Learning super powers

I'm learning that education is built from really basic bricks, but which ones are essential? What do our children need to learn? There are some things which technology and a changing economy are making redundant. So, what is absolutely essential, regardless of change?

At the moment, I think our kids need to be able to read, think, imagine, evaluate, and communicate. 

So, they need to be able to read. I mean more than decoding words. I mean enjoying making sense of what someone else is communicating.

They need to be able to imagine. They need to be able to use what they have read and experienced in the past to see what is real and true and to have an expanding picture of what may or may not be possible.They need to be able to find new ways to solve new and old problems. 

They need to be able to evaluate. A world of rapidly increasing information and communication demands that our kids be able to work out if something is important, true, beautiful or useful.

By "communicate", I mean taking whatever is at their disposal (words, print, imagery, actions, objects) to say whatever they need to say to someone who can benefit from it. Kids need to be able to write, to be able to put words together in a way which is meaningful to themselves and someone else.
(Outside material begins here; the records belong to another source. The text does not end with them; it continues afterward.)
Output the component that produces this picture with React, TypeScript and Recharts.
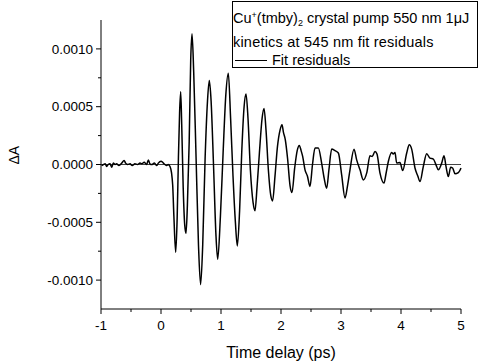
import React from 'react'
import { LineChart, Line, XAxis, YAxis, ReferenceLine } from 'recharts'

const times = [
  -0.99, -0.96, -0.93, -0.905, -0.88, -0.85, -0.82, -0.795, -0.765, -0.74, -0.7, -0.655, -0.615, -0.59,
  -0.555, -0.515, -0.48, -0.435, -0.39, -0.35, -0.32, -0.28, -0.24, -0.21, -0.185, -0.155, -0.11, -0.07,
  -0.045, 0.0, 0.04, 0.065, 0.095, 0.12, 0.15, 0.175, 0.195,
  0.215, 0.245, 0.27, 0.29, 0.31, 0.328, 0.345, 0.37, 0.395, 0.417, 0.44, 0.47, 0.495, 0.517, 0.545,
  0.585, 0.625, 0.66, 0.695, 0.735, 0.775, 0.805, 0.835, 0.875, 0.915, 0.945, 0.99, 1.035, 1.08, 1.122,
  1.16, 1.2, 1.24, 1.272, 1.31, 1.345, 1.385, 1.417, 1.45, 1.49, 1.535, 1.567, 1.6, 1.64, 1.685, 1.717,
  1.75, 1.79, 1.83, 1.86, 1.9, 1.94, 1.985, 2.017, 2.04, 2.072, 2.11, 2.15, 2.183, 2.228, 2.27, 2.305,
  2.335, 2.361, 2.4, 2.44, 2.483, 2.525, 2.567, 2.622, 2.678, 2.72, 2.761, 2.8, 2.845, 2.9, 2.956, 3.011,
  3.067, 3.11, 3.15, 3.217, 3.261, 3.317, 3.372, 3.43, 3.483, 3.52, 3.567, 3.6, 3.65, 3.717, 3.75, 3.789,
  3.845, 3.87, 3.9, 3.928, 3.983, 4.028, 4.095, 4.138, 4.178, 4.233, 4.28, 4.317, 4.372, 4.428, 4.483,
  4.539, 4.583, 4.622, 4.678, 4.717, 4.75, 4.789, 4.828, 4.86, 4.9, 4.956, 5.0,
]

const residuals = [
  -0.000009, 0, 0.000006, -0.000017, 0, 0.000006, -0.000023, 0.000012, 0, 0.000006, -0.000009, 0.000012,
  0.000035, 0.000012, 0, 0.000006, -0.000009, 0.000006, 0, 0.000012, 0.000006, 0.00002, 0, 0.00004,
  0.000006, 0, 0.000012, -0.000009, 0.000012, 0.000029, 0.000012, 0, -0.000009, 0, -0.000017, -0.00007,
  -0.00018,
  -0.00045, -0.00076, -0.00045, 0.00005, 0.00045, 0.00063, 0.00035, -0.0002, -0.00052, -0.000595, -0.00035,
  0.0002, 0.0009, 0.00113, 0.0008, 0.00005, -0.0007, -0.00104, -0.0007, 0.00005, 0.00055, 0.000726, 0.00055,
  0.0, -0.0006, -0.00082, -0.00045, 0.0001, 0.0006, 0.00079, 0.0004, -0.0001, -0.0005, -0.000705, -0.0004,
  0.0001, 0.0005, 0.00061, 0.0004, -0.00005, -0.00033, -0.0004, -0.0002, 0.0001, 0.0004, 0.000485, 0.0003,
  -0.00005, -0.00027, -0.000315, -0.0001, 0.00015, 0.0003, 0.000344, 0.00028, 0.000214, 0.00005, -0.00018,
  -0.000243, -0.00003, 0.00012, 0.000165, 0.00012, 0.00007, -0.000046, -0.0001, -0.00019, 0.0, 0.000142,
  0.000142, 0.00001, -0.00012, -0.000205, -0.00004, 0.000134, 0.00012, 0.0001, -0.00009, -0.00029, -0.00018,
  -0.000046, 0.000133, 0.00004, -0.000046, -0.000133, -0.00007, 0.000075, 0.00007, 0.000113, 0.00009,
  -0.000075, -0.000161, -0.00008, 0.000026, 0.000104, 0.00009, 0.000104, 0.000012, 0.000017, -0.000052,
  0.0001, 0.00017, 0.000133, -0.00003, -0.0001, -0.000147, -0.000017, 0.000093, 0.000055, 0.000047,
  -0.000003, -0.000046, 0.000012, 0.000075, -0.000017, -0.000104, -0.000023, -0.00003, -0.00008, -0.00007,
  -0.00003,
]

const xTicks = [-1, -0.5, 0, 0.5, 1, 1.5, 2, 2.5, 3, 3.5, 4, 4.5, 5]
const yTicks = [-0.00125, -0.001, -0.00075, -0.0005, -0.00025, 0, 0.00025, 0.0005, 0.00075, 0.001, 0.00125]

const data = times.map((t, i) => ({ t, r: residuals[i] }))

const font = '"Liberation Sans", Arial, sans-serif'

const isMajorX = (v: number) => Number.isInteger(v)
const isMajorY = (v: number) => Math.abs(Math.round(v / 0.0005) * 0.0005 - v) < 1e-9

const XTick = (props: any) => {
  const { x, y, payload } = props
  const v = payload.value
  const axisY = y - 11
  const major = isMajorX(v)
  return (
    <g>
      <line x1={x} x2={x} y1={axisY} y2={axisY + (major ? 5 : 3)} stroke="#000" />
      {major && (
        <text x={x} y={y} dy="0.71em" textAnchor="middle" fontSize={13.5} fontFamily={font} fill="#000">
          {v}
        </text>
      )}
    </g>
  )
}

const YTick = (props: any) => {
  const { x, y, payload } = props
  const v = payload.value
  const axisX = x + 8
  const major = isMajorY(v)
  if (Math.abs(v) > 0.0012) return null
  return (
    <g>
      <line x1={axisX - (major ? 5 : 3)} x2={axisX} y1={y} y2={y} stroke="#000" />
      {major && (
        <text x={x} y={y} dy="0.355em" textAnchor="end" fontSize={13.5} fontFamily={font} fill="#000">
          {v.toFixed(4)}
        </text>
      )}
    </g>
  )
}

const App = () => {
  return (
    <div style={{ position: 'absolute', left: 0, top: 0, width: 479, height: 361, background: '#fff' }}>
      <LineChart width={479} height={361} data={data} margin={{ top: 20, right: 18, left: 0, bottom: 0 }}>
        <XAxis
          dataKey="t"
          type="number"
          domain={[-1, 5]}
          ticks={xTicks}
          interval={0}
          tickLine={false}
          tickSize={5}
          tickMargin={6}
          tick={<XTick />}
          height={52}
          axisLine={{ stroke: '#000' }}
          label={{ value: 'Time delay (ps)', position: 'insideBottom', offset: 3, fontSize: 16, fontFamily: font, fill: '#000' }}
        />
        <YAxis
          type="number"
          domain={[-0.00125, 0.00125]}
          ticks={yTicks}
          interval={0}
          tickLine={false}
          tickSize={5}
          tickMargin={3}
          tick={<YTick />}
          width={101}
          axisLine={{ stroke: '#000' }}
          label={{ value: 'ΔA', angle: -90, position: 'insideLeft', offset: 14, fontSize: 14, fontFamily: font, fill: '#000' }}
        />
        <ReferenceLine y={0} stroke="#444" strokeWidth={1} />
        <Line type="monotone" dataKey="r" stroke="#000" strokeWidth={1.5} dot={false} isAnimationActive={false} />
      </LineChart>
      <div
        style={{
          position: 'absolute', left: 232, top: 1, width: 246, height: 67, boxSizing: 'border-box',
          border: '1px solid #000', background: '#fff', fontFamily: font, fontSize: 14.5, color: '#000',
          lineHeight: '16px', whiteSpace: 'nowrap',
        }}
      >
        <div style={{ position: 'absolute', left: 0, top: 5 }}>
          Cu<sup style={{ fontSize: 9, verticalAlign: 5 }}>+</sup>(tmby)<sub style={{ fontSize: 9, verticalAlign: -3 }}>2</sub> crystal pump 550 nm 1μJ
        </div>
        <div style={{ position: 'absolute', left: 0, top: 32, letterSpacing: 0.2 }}>kinetics at 545 nm fit residuals</div>
        <div style={{ position: 'absolute', left: 2, top: 50, display: 'flex', alignItems: 'center' }}>
          <span style={{ display: 'inline-block', width: 32, height: 0, borderTop: '1.5px solid #000', marginRight: 5 }} />
          Fit residuals
        </div>
      </div>
    </div>
  )
}

export default App
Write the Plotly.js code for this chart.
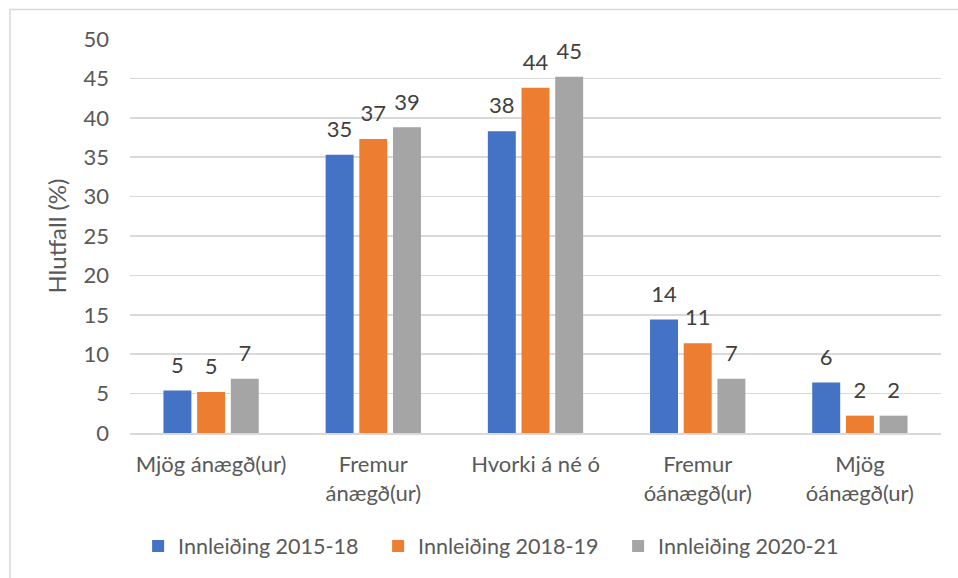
<!DOCTYPE html>
<html><head><meta charset="utf-8">
<script src="https://cdn.plot.ly/plotly-3.0.1.min.js"></script>
<style>html,body{margin:0;padding:0;background:#fff}#c{width:958px;height:578px}</style>
</head><body><div id="c"></div>
<script>
const categories = ["Mjög ánægð(ur)", "Fremur<br>ánægð(ur)", "Hvorki á né ó", "Fremur<br>óánægð(ur)", "Mjög<br>óánægð(ur)"];
const seriesNames = ["Innleiðing 2015-18", "Innleiðing 2018-19", "Innleiðing 2020-21"];
const s2015 = [5.4, 35.3, 38.3, 14.4, 6.4];
const s2018 = [5.2, 37.3, 43.8, 11.4, 2.2];
const s2020 = [6.9, 38.8, 45.2, 6.9, 2.2];
const colors = ["#4472C4", "#ED7D31", "#A5A5A5"];
const yTicks = [0, 5, 10, 15, 20, 25, 30, 35, 40, 45, 50];

const font = "Lato, 'Open Sans', sans-serif";
const series = [s2015, s2018, s2020];
const bars = series.map((v, i) => ({
  type: "bar", x: categories, y: v, name: seriesNames[i],
  marker: {color: colors[i]}, offsetgroup: "g" + i,
  hoverinfo: "skip"
}));
const labels = series.map((v, i) => ({
  type: "scatter", mode: "markers+text", x: categories, y: v, offsetgroup: "g" + i,
  text: v.map(d => d.toFixed(0)), textposition: "top center",
  marker: {size: 18, opacity: 0, color: colors[i]},
  textfont: {family: font, size: 22, color: "#404040"},
  showlegend: false, hoverinfo: "skip", cliponaxis: false
}));

const layout = {
  width: 958, height: 578,
  margin: {l: 130, r: 17, t: 39, b: 145},
  paper_bgcolor: "#fff", plot_bgcolor: "#fff",
  barmode: "group", bargap: 0.377, bargroupgap: 0.17,
  scattermode: "group", scattergap: 0.377,
  font: {family: font, size: 22, color: "#595959"},
  xaxis: {showgrid: false, showline: true, linecolor: "#d9d9d9", linewidth: 1.5,
          ticks: "", ticklabelstandoff: 11, tickfont: {size: 22, color: "#595959"}, automargin: false},
  yaxis: {range: [0, 50], tickvals: yTicks, showgrid: true, gridcolor: "#d9d9d9", gridwidth: 1.5,
          zeroline: false, ticks: "", ticklabelstandoff: 20,
          tickfont: {size: 22, color: "#595959"},
          title: {text: "Hlutfall (%)", font: {size: 24, color: "#595959"}, standoff: 10}, automargin: false},
  showlegend: true,
  legend: {orientation: "h", x: 0.01, xanchor: "left", y: -0.235, yanchor: "top",
           font: {size: 21.5, color: "#595959"}, itemwidth: 30, entrywidth: 195, traceorder: "normal"},
  shapes: [{type: "rect", xref: "paper", yref: "paper", x0: -0.148, x1: 1.1, y0: -0.5, y1: 1.075,
            line: {color: "#d9d9d9", width: 1.5}, fillcolor: "rgba(0,0,0,0)", layer: "below"}]
};
Plotly.newPlot("c", bars.concat(labels), layout, {displayModeBar: false, staticPlot: true});
</script></body></html>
They need to be able to talk, listen and ask good questions. 

Skills. Super powers. Tools to chip away at life with.

Will they always feel like they are learning super powers? No. Sometimes skills start to come before motivation. At the same time, the way we learn these skills must not slaughter kids' pleasure in using these skills. I am finding this is something that someone else cannot teach us. It's not the same everyday. It's not in a curriculum we can buy. It is a product of studying our own children and trying out new things together.

I'm finding that becoming fluent in these super powers is messy, relational, unpredictable, sometimes ordinary, sometimes spectacular. The skills grow in fits and starts as they are used. The skills are learned in a culture of joyful doing; fun reading, eager talking, attentive listening, inquisitive questioning, wild making, free playing, real writing. 

Next time we are labouring over that word or sentence or problem, I'm going to remind my kids, and myself, that we are growing super powers.

What is on your list of "essential things for kids to learn"?